Content and technical SEO under one roof. Content strategy and technical health are not separate programs. A provider that handles one but not the other will hit a ceiling. See how content strategy and technical SEO work together in practice.

Transparent on the human vs. AI content process. Every agency uses AI tools now. What matters is how much human judgment is applied at each step. Ask them to describe the process for a single article: who defines the angle, who writes or rewrites the draft, who checks for accuracy. See how to evaluate an SEO content writing service for the exact questions to ask.

Reporting tied to outcomes. Monthly reporting should include ranking changes for target keywords, click and traffic trends for specific articles, and conversion attribution where measurable. A provider who only reports on articles delivered is reporting on inputs, not results.

Red Flags in the Contract

Before you sign, look for three specific issues.

Output-only pricing without a strategic component. A contract that guarantees X articles per month with no mention of keyword research ownership, technical coverage, or strategic review is a content mill, not a managed SEO service.

Long lock-ins with no performance benchmarks. A 12-month contract with no stated targets and no exit provisions if benchmarks are missed puts all the risk on you. A credible provider will commit to specific outcomes over a defined timeline and give you a reasonable exit if they miss.

Reporting that shows impressions and traffic without tying to rankings and conversions. Impressions are easy to grow with the wrong content. What you need to know is whether target keywords are moving and whether the traffic you are getting converts. If the reporting does not show this, ask why, and listen carefully to the answer.

For a deeper look at total cost comparisons, see managed SEO vs. hiring in-house in 2026.

Is a Managed SEO Service Right for Your Team?

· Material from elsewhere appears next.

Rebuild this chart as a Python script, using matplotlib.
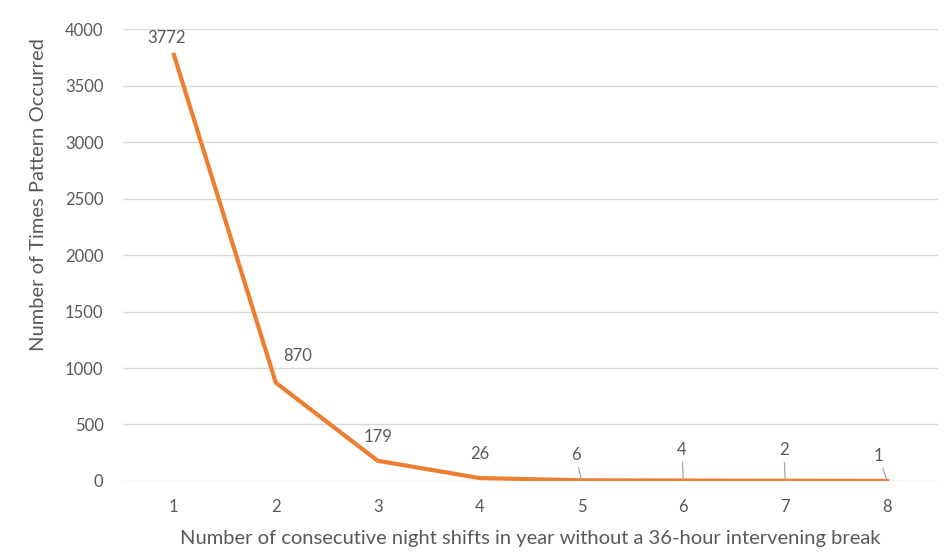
import matplotlib.pyplot as plt

# data
shifts = [1, 2, 3, 4, 5, 6, 7, 8]
occurrences = [3772, 870, 179, 26, 6, 4, 2, 1]
# label offsets (points) so the data labels sit like the original
label_dx = [-5, 16, 0, 0, -4, -1, -1, -6]
label_dy = [12, 19, 17, 17, 18, 22, 22, 18]
leader = [False, False, False, False, True, True, True, True]

grey = "#595959"
orange = "#ED7D31"

plt.rcParams['font.family'] = ['Lato', 'DejaVu Sans']

fig = plt.figure(figsize=(9.48, 5.58), dpi=100)
ax = fig.add_axes([0.1297, 0.138, 0.8598, 0.81])

ax.plot(shifts, occurrences, color=orange, linewidth=3, solid_joinstyle='round')

for x, y, dx, dy, lead in zip(shifts, occurrences, label_dx, label_dy, leader):
    arrow = None
    if lead:
        arrow = dict(arrowstyle='-', color='#A6A6A6', linewidth=0.9,
                     shrinkA=1, shrinkB=0)
    ax.annotate(str(y), xy=(x, y), xytext=(dx, dy), textcoords='offset points',
                ha='center', va='center', fontsize=12, color=grey,
                arrowprops=arrow)

ax.set_xlim(0.5, 8.5)
ax.set_ylim(0, 4000)
ax.set_yticks(range(0, 4001, 500))
ax.set_xticks(shifts)
ax.grid(axis='y', color='#D9D9D9', linewidth=1)
ax.set_axisbelow(True)
for s in ax.spines.values():
    s.set_visible(False)
ax.tick_params(axis='both', length=0, labelsize=12, labelcolor=grey)
ax.tick_params(axis='y', pad=14)
ax.tick_params(axis='x', pad=13)

ax.set_xlabel("Number of consecutive night shifts in year without a 36-hour intervening break",
              fontsize=14.5, color=grey)
ax.set_ylabel("Number of Times Pattern Occurred", fontsize=14.5, color=grey)
ax.yaxis.set_label_coords(-0.093, 0.633)
ax.xaxis.set_label_coords(0.5, -0.108)

fig.savefig("out.png", dpi=100)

A managed SEO service is the right model if:

  • You have a two-to-five person marketing team with no dedicated SEO headcount
  • You have a real content gap relative to competitors but limited bandwidth to close it
  • You are willing to actively participate: reviewing content, sharing context, and tracking results
  • You want execution included, not recommendations to pass back to your team

It is the wrong model if you expect it to run completely without your involvement, or if you are not yet clear on your ICP and positioning. Fix those first.

If you want to see how a managed service runs in practice, explore Migrate AI's managed growth program or get in touch to talk through your current situation.

Frequently Asked Questions

What is a managed SEO service for small teams?

A managed SEO service is an ongoing engagement where an external team owns your organic search program end-to-end, including strategy, content production, technical SEO, and reporting, so a small in-house team doesn’t need to hire three separate specialists.

When does a managed SEO service work best?

It works best when you have a 2–5 person marketing team, no dedicated SEO headcount, clear ICP and positioning, and you are willing to stay involved by reviewing content, sharing customer insights, and tracking results with the provider.

What should my team still own if we use a managed SEO provider?

You should retain ownership of ICP clarity, a single internal point of contact who can respond quickly and review drafts, and final approval authority over everything that gets published under your brand.

How do I evaluate a managed SEO provider?

Look for execution included (not just strategy), combined content and technical SEO capabilities, transparency about how humans and AI are used in content creation, and reporting that ties rankings and traffic to conversions and business outcomes.

What are red flags in a managed SEO contract?

Red flags include output-only pricing with no strategic ownership, long lock-in contracts without performance benchmarks or exit options, and reporting that focuses on impressions and traffic without showing target keyword movement or conversions.